David Hamilton, who immediately preceded McDonald’s tenure, took over for longtime superintendent Jeanne Dangle in 2014.
Hamilton resigned early too, in 2016. The Board of Education cited “philosophical differences,” but paid Hamilton at least $136,000 for the entire year, per his separation agreement obtained by NewsChannel 9. He was entitled to another $87,000 for the first half of 2017 if he didn’t get another job.
Combining the three superintendents’ payouts, taxpayers of the Baldwinsville School District paid more than $350,000 to people who weren’t working.
Kevin Luibrand is an Albany-based attorney who specializes in superintendent contracts.
He said, “I compare superintendent contracts to pro baseball player contracts.”
“They’re pretty much guaranteed,” Luibrand continued. “In order to get someone terminated, it’s a lengthy, complicated procedure that costs a lot of money.”

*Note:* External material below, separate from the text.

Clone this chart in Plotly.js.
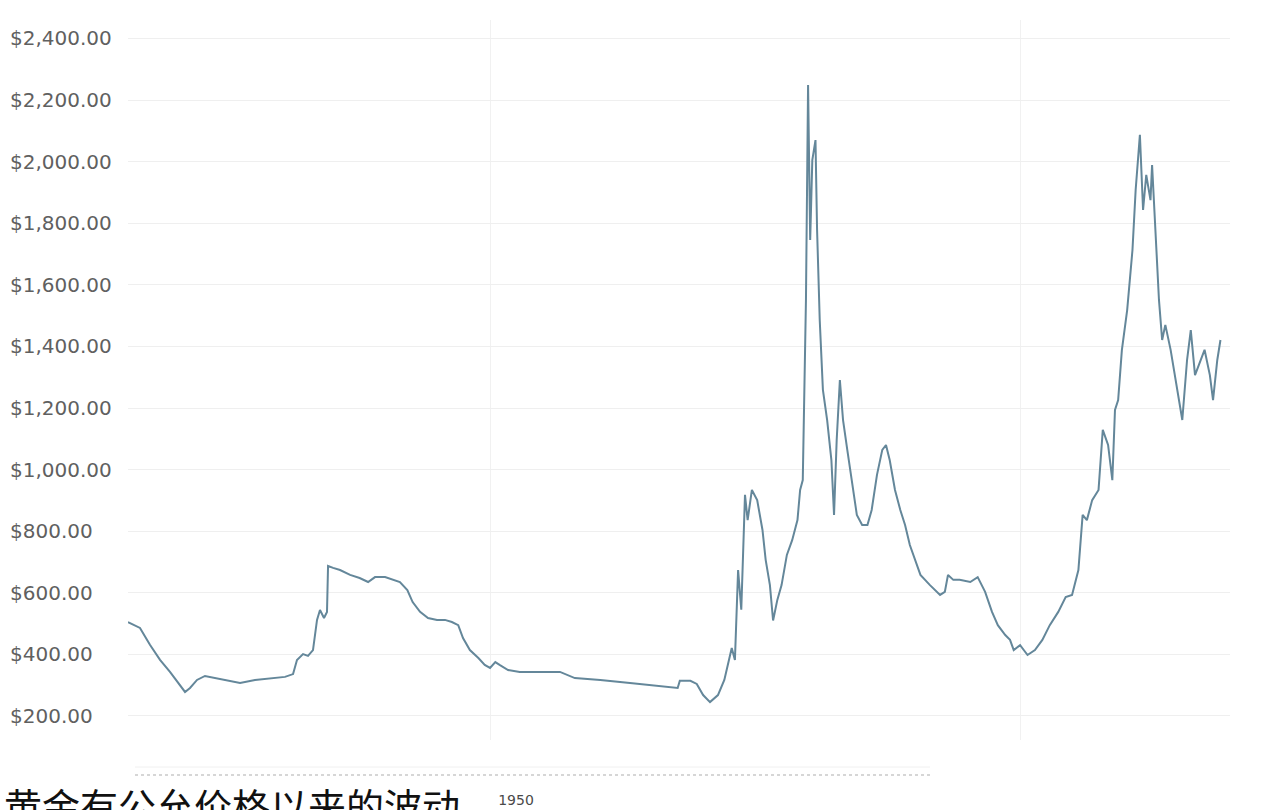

The attorney explains superintendents who can lead big districts, like Baldwinsville, are in high demand and short supply.
He said: “The contracts are favorable to the superintendents almost always… In order to attract qualified candidates, (districts have to be) generous in the contract terms and compensation packages.”
Despite the displeasure to taxpayers, Luibrand expects the Baldwinsville Board of Education selected the most determinate and most affordable option.
“I suspect the district did some kind of a calculation to determine what it would cost to go through the firing process with a third-party arbitrator and the risks that they might not win that… There might be something less than termination, perhaps a suspension and they decided it was in their best interest to cut their losses, pay some money out, but get the certainty of a termination.”